- [What the exercise asks]:
From the very first line of the data to the line containing "3.360, 3.530, 3.760];", retype everything exactly, leaving the pictures behind.

- [Information shown]:
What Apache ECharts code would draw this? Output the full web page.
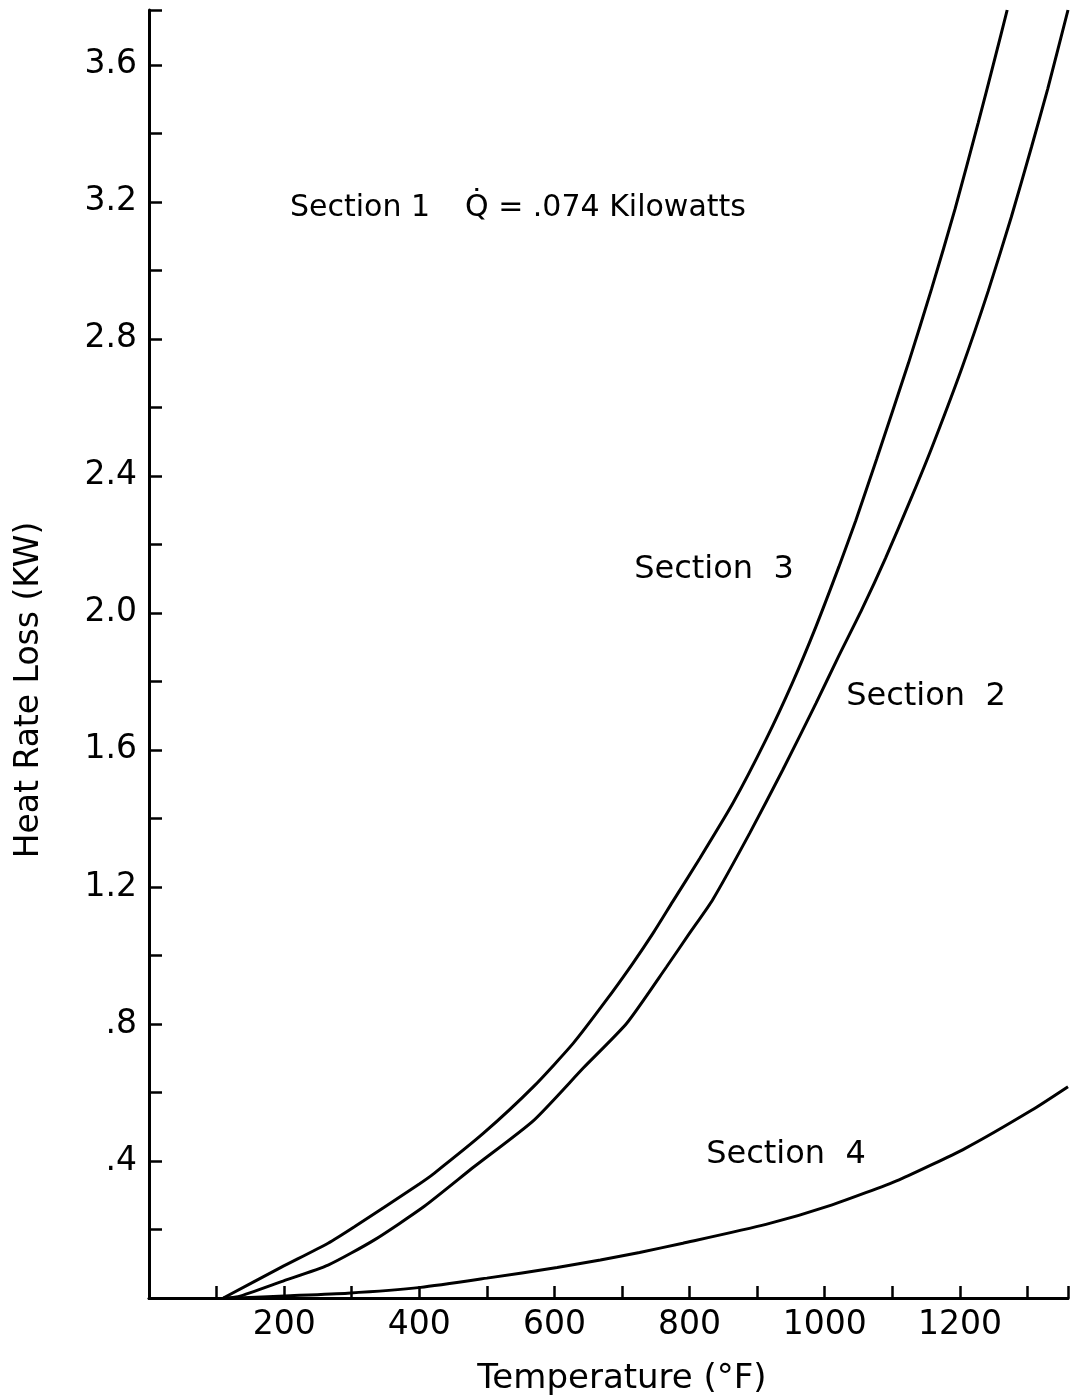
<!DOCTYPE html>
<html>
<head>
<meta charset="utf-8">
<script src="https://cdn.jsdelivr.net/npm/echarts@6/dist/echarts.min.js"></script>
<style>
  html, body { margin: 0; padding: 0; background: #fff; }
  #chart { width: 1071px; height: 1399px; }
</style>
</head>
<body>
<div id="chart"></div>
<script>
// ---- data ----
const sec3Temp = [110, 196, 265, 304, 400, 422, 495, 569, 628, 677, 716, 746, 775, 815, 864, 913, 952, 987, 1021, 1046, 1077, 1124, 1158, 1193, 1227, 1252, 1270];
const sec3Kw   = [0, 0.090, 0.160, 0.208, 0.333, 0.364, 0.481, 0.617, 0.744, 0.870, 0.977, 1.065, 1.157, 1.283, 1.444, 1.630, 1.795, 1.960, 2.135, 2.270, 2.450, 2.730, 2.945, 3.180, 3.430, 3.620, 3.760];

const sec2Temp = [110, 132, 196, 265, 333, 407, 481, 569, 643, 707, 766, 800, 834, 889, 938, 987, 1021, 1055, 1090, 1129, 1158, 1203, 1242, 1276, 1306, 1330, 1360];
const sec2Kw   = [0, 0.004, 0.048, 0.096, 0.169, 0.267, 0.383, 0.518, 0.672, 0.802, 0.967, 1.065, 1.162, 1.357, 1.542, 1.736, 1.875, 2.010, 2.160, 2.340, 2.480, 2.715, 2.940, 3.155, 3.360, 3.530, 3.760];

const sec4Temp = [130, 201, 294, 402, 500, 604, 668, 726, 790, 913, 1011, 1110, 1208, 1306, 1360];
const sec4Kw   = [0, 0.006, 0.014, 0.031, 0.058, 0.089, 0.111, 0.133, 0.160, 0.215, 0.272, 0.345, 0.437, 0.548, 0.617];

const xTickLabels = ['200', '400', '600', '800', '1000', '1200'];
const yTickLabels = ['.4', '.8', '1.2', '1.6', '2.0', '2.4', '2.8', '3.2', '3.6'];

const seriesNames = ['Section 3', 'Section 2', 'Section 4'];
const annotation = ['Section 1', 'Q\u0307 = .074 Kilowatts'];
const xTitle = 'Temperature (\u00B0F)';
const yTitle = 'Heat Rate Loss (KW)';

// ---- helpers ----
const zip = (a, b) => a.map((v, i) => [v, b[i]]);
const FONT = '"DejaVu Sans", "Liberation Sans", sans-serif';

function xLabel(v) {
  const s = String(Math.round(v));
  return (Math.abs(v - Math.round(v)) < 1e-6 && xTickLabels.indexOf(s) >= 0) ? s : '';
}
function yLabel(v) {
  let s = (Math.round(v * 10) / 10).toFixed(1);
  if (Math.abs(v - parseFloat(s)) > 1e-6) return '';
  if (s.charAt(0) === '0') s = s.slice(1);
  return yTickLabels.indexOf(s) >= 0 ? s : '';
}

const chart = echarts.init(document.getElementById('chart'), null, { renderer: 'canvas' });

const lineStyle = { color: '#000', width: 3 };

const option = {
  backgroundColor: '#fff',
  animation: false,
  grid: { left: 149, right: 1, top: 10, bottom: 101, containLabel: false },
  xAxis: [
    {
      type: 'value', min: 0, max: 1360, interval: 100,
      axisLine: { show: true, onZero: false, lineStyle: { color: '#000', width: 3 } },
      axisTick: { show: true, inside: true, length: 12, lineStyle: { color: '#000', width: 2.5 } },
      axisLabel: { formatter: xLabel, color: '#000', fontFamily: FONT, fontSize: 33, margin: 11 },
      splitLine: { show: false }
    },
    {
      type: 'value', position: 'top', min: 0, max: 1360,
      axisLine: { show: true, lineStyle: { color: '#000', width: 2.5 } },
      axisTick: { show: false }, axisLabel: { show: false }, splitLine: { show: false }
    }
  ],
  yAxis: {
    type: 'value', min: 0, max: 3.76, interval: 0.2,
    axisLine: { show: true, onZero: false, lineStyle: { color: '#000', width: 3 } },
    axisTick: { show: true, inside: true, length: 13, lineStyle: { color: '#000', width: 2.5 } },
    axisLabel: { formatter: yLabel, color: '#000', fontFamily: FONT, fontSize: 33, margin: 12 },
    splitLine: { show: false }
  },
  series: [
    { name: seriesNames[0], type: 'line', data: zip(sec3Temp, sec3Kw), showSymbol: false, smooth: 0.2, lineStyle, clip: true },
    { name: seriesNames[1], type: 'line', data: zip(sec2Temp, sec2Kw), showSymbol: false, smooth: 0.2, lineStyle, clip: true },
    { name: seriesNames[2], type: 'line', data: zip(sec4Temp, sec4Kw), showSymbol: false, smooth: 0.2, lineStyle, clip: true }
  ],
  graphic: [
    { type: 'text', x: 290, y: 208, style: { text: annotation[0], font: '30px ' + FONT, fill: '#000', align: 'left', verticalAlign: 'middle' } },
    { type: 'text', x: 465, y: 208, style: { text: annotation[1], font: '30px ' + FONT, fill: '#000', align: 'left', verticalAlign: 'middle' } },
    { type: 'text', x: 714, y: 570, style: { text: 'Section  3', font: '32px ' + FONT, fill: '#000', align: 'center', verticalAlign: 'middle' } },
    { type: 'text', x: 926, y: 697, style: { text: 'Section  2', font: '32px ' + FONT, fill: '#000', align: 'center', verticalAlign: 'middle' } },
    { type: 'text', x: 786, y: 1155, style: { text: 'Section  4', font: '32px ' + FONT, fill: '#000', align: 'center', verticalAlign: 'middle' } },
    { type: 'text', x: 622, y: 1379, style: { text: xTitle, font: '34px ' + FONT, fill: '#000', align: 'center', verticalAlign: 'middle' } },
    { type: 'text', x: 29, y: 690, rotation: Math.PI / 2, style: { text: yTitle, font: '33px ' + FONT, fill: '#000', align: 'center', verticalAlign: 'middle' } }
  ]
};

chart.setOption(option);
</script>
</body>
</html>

- [Full output]:
What Apache ECharts code would draw this? Output the full web page.
<!DOCTYPE html>
<html>
<head>
<meta charset="utf-8">
<script src="https://cdn.jsdelivr.net/npm/echarts@6/dist/echarts.min.js"></script>
<style>
  html, body { margin: 0; padding: 0; background: #fff; }
  #chart { width: 1071px; height: 1399px; }
</style>
</head>
<body>
<div id="chart"></div>
<script>
// ---- data ----
const sec3Temp = [110, 196, 265, 304, 400, 422, 495, 569, 628, 677, 716, 746, 775, 815, 864, 913, 952, 987, 1021, 1046, 1077, 1124, 1158, 1193, 1227, 1252, 1270];
const sec3Kw   = [0, 0.090, 0.160, 0.208, 0.333, 0.364, 0.481, 0.617, 0.744, 0.870, 0.977, 1.065, 1.157, 1.283, 1.444, 1.630, 1.795, 1.960, 2.135, 2.270, 2.450, 2.730, 2.945, 3.180, 3.430, 3.620, 3.760];

const sec2Temp = [110, 132, 196, 265, 333, 407, 481, 569, 643, 707, 766, 800, 834, 889, 938, 987, 1021, 1055, 1090, 1129, 1158, 1203, 1242, 1276, 1306, 1330, 1360];
const sec2Kw   = [0, 0.004, 0.048, 0.096, 0.169, 0.267, 0.383, 0.518, 0.672, 0.802, 0.967, 1.065, 1.162, 1.357, 1.542, 1.736, 1.875, 2.010, 2.160, 2.340, 2.480, 2.715, 2.940, 3.155, 3.360, 3.530, 3.760];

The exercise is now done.